_Aim of the exercise:_
Output all the data exactly. Pictures do not belong in the copy.
>> START Data segment
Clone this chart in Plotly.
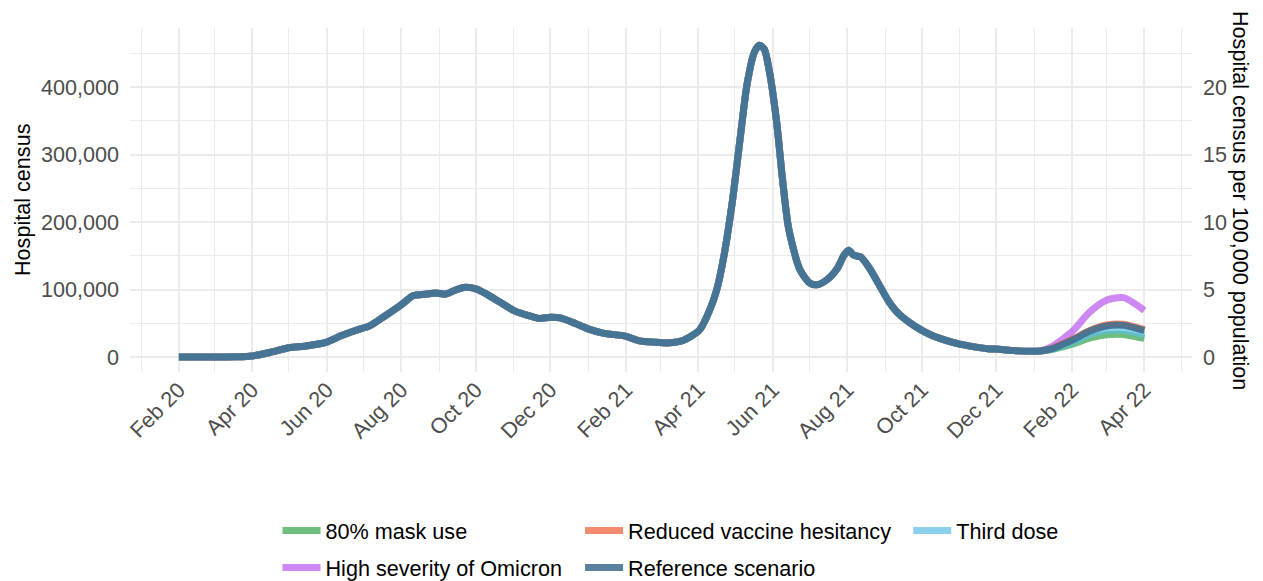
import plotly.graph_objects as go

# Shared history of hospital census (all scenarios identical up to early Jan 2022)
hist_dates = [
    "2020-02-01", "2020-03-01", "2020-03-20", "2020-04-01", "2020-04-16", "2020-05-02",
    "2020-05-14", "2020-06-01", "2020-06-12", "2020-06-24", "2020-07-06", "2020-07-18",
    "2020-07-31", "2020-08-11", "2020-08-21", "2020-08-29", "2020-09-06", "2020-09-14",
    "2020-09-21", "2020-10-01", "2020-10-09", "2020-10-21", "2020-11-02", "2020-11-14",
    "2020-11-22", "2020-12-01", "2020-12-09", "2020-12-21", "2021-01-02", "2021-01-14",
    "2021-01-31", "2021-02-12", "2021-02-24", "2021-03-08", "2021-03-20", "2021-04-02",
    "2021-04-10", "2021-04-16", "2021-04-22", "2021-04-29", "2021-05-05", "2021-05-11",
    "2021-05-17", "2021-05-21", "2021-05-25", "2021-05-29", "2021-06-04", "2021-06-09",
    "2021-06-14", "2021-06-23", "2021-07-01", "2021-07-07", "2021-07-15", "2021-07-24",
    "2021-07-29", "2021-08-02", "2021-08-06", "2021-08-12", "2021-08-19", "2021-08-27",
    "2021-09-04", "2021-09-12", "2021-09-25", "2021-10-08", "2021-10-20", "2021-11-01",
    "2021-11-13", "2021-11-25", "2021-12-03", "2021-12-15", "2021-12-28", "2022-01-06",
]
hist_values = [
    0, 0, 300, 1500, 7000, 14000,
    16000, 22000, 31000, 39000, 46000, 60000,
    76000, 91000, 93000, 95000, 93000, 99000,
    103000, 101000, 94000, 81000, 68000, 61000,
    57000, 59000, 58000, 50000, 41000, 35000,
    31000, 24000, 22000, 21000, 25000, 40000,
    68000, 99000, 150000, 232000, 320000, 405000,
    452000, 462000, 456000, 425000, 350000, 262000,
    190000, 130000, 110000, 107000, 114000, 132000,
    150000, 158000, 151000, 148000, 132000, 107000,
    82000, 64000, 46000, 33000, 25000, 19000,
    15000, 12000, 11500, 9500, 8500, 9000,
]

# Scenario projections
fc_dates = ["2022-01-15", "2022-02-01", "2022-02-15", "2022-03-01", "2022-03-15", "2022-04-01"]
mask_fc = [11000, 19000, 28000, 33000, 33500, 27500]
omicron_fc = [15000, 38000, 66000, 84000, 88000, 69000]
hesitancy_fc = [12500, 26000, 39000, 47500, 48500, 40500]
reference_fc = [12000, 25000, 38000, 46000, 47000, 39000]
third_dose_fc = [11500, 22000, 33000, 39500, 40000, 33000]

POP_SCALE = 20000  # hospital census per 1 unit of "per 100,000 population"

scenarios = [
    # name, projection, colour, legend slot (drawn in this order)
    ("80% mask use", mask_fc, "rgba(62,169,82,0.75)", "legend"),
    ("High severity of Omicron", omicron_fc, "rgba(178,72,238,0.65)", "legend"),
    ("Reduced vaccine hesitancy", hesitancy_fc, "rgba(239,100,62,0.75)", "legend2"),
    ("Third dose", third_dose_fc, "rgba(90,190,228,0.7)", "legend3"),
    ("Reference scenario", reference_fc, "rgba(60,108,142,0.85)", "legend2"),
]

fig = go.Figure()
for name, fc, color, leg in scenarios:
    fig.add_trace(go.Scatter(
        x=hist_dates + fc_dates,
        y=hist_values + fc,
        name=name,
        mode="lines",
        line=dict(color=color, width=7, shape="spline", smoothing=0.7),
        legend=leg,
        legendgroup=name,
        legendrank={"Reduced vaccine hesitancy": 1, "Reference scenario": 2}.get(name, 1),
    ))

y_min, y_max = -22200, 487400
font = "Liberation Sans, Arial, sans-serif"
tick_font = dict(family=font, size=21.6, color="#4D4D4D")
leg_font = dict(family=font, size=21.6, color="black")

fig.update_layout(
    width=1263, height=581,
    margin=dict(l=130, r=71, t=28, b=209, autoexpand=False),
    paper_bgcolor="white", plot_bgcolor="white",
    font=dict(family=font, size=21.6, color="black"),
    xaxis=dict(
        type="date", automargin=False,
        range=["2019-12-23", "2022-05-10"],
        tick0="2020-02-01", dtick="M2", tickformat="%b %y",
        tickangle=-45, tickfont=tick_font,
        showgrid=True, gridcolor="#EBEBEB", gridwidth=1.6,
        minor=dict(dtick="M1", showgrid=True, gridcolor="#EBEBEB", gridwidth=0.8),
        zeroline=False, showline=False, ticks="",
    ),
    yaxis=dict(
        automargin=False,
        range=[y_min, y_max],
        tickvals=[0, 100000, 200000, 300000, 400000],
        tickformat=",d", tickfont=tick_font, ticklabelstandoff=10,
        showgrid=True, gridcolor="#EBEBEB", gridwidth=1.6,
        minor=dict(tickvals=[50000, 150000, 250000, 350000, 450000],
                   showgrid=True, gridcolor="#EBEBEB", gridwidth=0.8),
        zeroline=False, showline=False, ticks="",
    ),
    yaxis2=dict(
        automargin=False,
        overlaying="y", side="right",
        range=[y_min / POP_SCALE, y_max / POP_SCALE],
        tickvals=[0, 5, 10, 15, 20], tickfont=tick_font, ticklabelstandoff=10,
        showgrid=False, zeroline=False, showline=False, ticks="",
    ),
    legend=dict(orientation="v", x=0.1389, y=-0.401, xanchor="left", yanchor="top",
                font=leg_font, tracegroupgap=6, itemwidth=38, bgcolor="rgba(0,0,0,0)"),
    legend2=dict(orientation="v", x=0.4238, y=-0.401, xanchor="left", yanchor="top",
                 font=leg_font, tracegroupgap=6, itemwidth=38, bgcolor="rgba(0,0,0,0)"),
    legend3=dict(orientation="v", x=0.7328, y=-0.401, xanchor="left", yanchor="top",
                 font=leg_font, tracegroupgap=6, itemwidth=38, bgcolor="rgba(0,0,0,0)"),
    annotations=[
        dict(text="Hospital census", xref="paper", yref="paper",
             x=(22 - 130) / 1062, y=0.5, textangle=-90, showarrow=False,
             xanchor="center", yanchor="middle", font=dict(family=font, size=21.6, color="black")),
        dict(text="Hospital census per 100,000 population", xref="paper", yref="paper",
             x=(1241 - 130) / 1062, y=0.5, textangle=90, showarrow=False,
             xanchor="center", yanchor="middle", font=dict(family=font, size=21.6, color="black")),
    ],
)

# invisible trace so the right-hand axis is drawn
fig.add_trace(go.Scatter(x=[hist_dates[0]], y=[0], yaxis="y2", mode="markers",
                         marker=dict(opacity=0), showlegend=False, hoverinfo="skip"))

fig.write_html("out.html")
>> END Data segment
_Result of the task:_
Clone this chart in Plotly.
import plotly.graph_objects as go

# Shared history of hospital census (all scenarios identical up to early Jan 2022)
hist_dates = [
    "2020-02-01", "2020-03-01", "2020-03-20", "2020-04-01", "2020-04-16", "2020-05-02",
    "2020-05-14", "2020-06-01", "2020-06-12", "2020-06-24", "2020-07-06", "2020-07-18",
    "2020-07-31", "2020-08-11", "2020-08-21", "2020-08-29", "2020-09-06", "2020-09-14",
    "2020-09-21", "2020-10-01", "2020-10-09", "2020-10-21", "2020-11-02", "2020-11-14",
    "2020-11-22", "2020-12-01", "2020-12-09", "2020-12-21", "2021-01-02", "2021-01-14",
    "2021-01-31", "2021-02-12", "2021-02-24", "2021-03-08", "2021-03-20", "2021-04-02",
    "2021-04-10", "2021-04-16", "2021-04-22", "2021-04-29", "2021-05-05", "2021-05-11",
    "2021-05-17", "2021-05-21", "2021-05-25", "2021-05-29", "2021-06-04", "2021-06-09",
    "2021-06-14", "2021-06-23", "2021-07-01", "2021-07-07", "2021-07-15", "2021-07-24",
    "2021-07-29", "2021-08-02", "2021-08-06", "2021-08-12", "2021-08-19", "2021-08-27",
    "2021-09-04", "2021-09-12", "2021-09-25", "2021-10-08", "2021-10-20", "2021-11-01",
    "2021-11-13", "2021-11-25", "2021-12-03", "2021-12-15", "2021-12-28", "2022-01-06",
]
hist_values = [
    0, 0, 300, 1500, 7000, 14000,
    16000, 22000, 31000, 39000, 46000, 60000,
    76000, 91000, 93000, 95000, 93000, 99000,
    103000, 101000, 94000, 81000, 68000, 61000,
    57000, 59000, 58000, 50000, 41000, 35000,
    31000, 24000, 22000, 21000, 25000, 40000,
    68000, 99000, 150000, 232000, 320000, 405000,
    452000, 462000, 456000, 425000, 350000, 262000,
    190000, 130000, 110000, 107000, 114000, 132000,
    150000, 158000, 151000, 148000, 132000, 107000,
    82000, 64000, 46000, 33000, 25000, 19000,
    15000, 12000, 11500, 9500, 8500, 9000,
]

# Scenario projections
fc_dates = ["2022-01-15", "2022-02-01", "2022-02-15", "2022-03-01", "2022-03-15", "2022-04-01"]
mask_fc = [11000, 19000, 28000, 33000, 33500, 27500]
omicron_fc = [15000, 38000, 66000, 84000, 88000, 69000]
hesitancy_fc = [12500, 26000, 39000, 47500, 48500, 40500]
reference_fc = [12000, 25000, 38000, 46000, 47000, 39000]
third_dose_fc = [11500, 22000, 33000, 39500, 40000, 33000]

POP_SCALE = 20000  # hospital census per 1 unit of "per 100,000 population"

scenarios = [
    # name, projection, colour, legend slot (drawn in this order)
    ("80% mask use", mask_fc, "rgba(62,169,82,0.75)", "legend"),
    ("High severity of Omicron", omicron_fc, "rgba(178,72,238,0.65)", "legend"),
    ("Reduced vaccine hesitancy", hesitancy_fc, "rgba(239,100,62,0.75)", "legend2"),
    ("Third dose", third_dose_fc, "rgba(90,190,228,0.7)", "legend3"),
    ("Reference scenario", reference_fc, "rgba(60,108,142,0.85)", "legend2"),
]

fig = go.Figure()
for name, fc, color, leg in scenarios:
    fig.add_trace(go.Scatter(
        x=hist_dates + fc_dates,
        y=hist_values + fc,
        name=name,
        mode="lines",
        line=dict(color=color, width=7, shape="spline", smoothing=0.7),
        legend=leg,
        legendgroup=name,
        legendrank={"Reduced vaccine hesitancy": 1, "Reference scenario": 2}.get(name, 1),
    ))

y_min, y_max = -22200, 487400
font = "Liberation Sans, Arial, sans-serif"
tick_font = dict(family=font, size=21.6, color="#4D4D4D")
leg_font = dict(family=font, size=21.6, color="black")

fig.update_layout(
    width=1263, height=581,
    margin=dict(l=130, r=71, t=28, b=209, autoexpand=False),
    paper_bgcolor="white", plot_bgcolor="white",
    font=dict(family=font, size=21.6, color="black"),
    xaxis=dict(
        type="date", automargin=False,
        range=["2019-12-23", "2022-05-10"],
        tick0="2020-02-01", dtick="M2", tickformat="%b %y",
        tickangle=-45, tickfont=tick_font,
        showgrid=True, gridcolor="#EBEBEB", gridwidth=1.6,
        minor=dict(dtick="M1", showgrid=True, gridcolor="#EBEBEB", gridwidth=0.8),
        zeroline=False, showline=False, ticks="",
    ),
    yaxis=dict(
        automargin=False,
        range=[y_min, y_max],
        tickvals=[0, 100000, 200000, 300000, 400000],
        tickformat=",d", tickfont=tick_font, ticklabelstandoff=10,
        showgrid=True, gridcolor="#EBEBEB", gridwidth=1.6,
        minor=dict(tickvals=[50000, 150000, 250000, 350000, 450000],
                   showgrid=True, gridcolor="#EBEBEB", gridwidth=0.8),
        zeroline=False, showline=False, ticks="",
    ),
    yaxis2=dict(
        automargin=False,
        overlaying="y", side="right",
        range=[y_min / POP_SCALE, y_max / POP_SCALE],
        tickvals=[0, 5, 10, 15, 20], tickfont=tick_font, ticklabelstandoff=10,
        showgrid=False, zeroline=False, showline=False, ticks="",
    ),
    legend=dict(orientation="v", x=0.1389, y=-0.401, xanchor="left", yanchor="top",
                font=leg_font, tracegroupgap=6, itemwidth=38, bgcolor="rgba(0,0,0,0)"),
    legend2=dict(orientation="v", x=0.4238, y=-0.401, xanchor="left", yanchor="top",
                 font=leg_font, tracegroupgap=6, itemwidth=38, bgcolor="rgba(0,0,0,0)"),
    legend3=dict(orientation="v", x=0.7328, y=-0.401, xanchor="left", yanchor="top",
                 font=leg_font, tracegroupgap=6, itemwidth=38, bgcolor="rgba(0,0,0,0)"),
    annotations=[
        dict(text="Hospital census", xref="paper", yref="paper",
             x=(22 - 130) / 1062, y=0.5, textangle=-90, showarrow=False,
             xanchor="center", yanchor="middle", font=dict(family=font, size=21.6, color="black")),
        dict(text="Hospital census per 100,000 population", xref="paper", yref="paper",
             x=(1241 - 130) / 1062, y=0.5, textangle=90, showarrow=False,
             xanchor="center", yanchor="middle", font=dict(family=font, size=21.6, color="black")),
    ],
)

# invisible trace so the right-hand axis is drawn
fig.add_trace(go.Scatter(x=[hist_dates[0]], y=[0], yaxis="y2", mode="markers",
                         marker=dict(opacity=0), showlegend=False, hoverinfo="skip"))

fig.write_html("out.html")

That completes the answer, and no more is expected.